Second, the trial court's order enjoins Mr. Sedlacek from divulging confidential information of Northern Star. However, Mr. Sedlacek does not make any argument challenging this portion of the injunction as unreasonable, and we accordingly do not address this portion of the order.

Third, the trial court's order enjoins Mr. Sedlacek from participating in essentially any capacity in any entity engaged in the activities described in the first portion of the injunction, supra. This portion of the order appears overly broad, in that, for instance, it prohibits Mr. Sedlacek from owning stock as a passive investor in a publicly traded company that engages in any of the insurance businesses described in the Consulting Agreement.
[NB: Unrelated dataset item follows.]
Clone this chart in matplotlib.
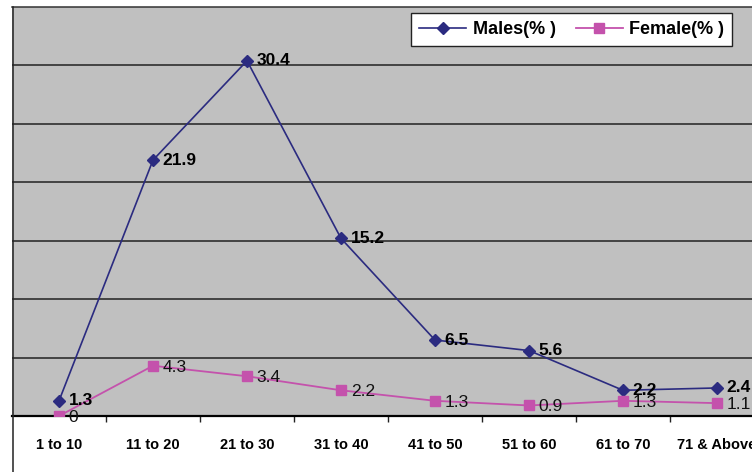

We therefore vacate and remand this portion of the injunction order for entry of findings and conclusions with respect to the reasonableness of the scope of these restrictions.

V. Conclusion

In light of the foregoing, we vacate the trial court's preliminary injunction order and remand for further proceedings consistent with this opinion.

VACATED AND REMANDED.

FOOTNOTES

1.  We note that the covenants at issue contain a provision assigning a duration of ten years to the restrictions set forth therein. If North Carolina law were applicable, it would be appropriate to consider the reasonableness of this ten-year duration at the preliminary injunction stage of these proceedings. That is, if the ten-year duration were determined to be unreasonable, then, applying North Carolina law, the covenants would be unenforceable and a preliminary injunction would be inappropriate. Here, however, New Jersey law applies, and the preliminary injunction enforces the covenant only until the propriety of a permanent injunction is presented for consideration by the trial court. It will be necessary at that time for the trial court to inquire into the reasonableness of the ten-year duration of the covenants.

DILLON, Judge.

Judge STROUD and Judge HUNTER, JR. concur.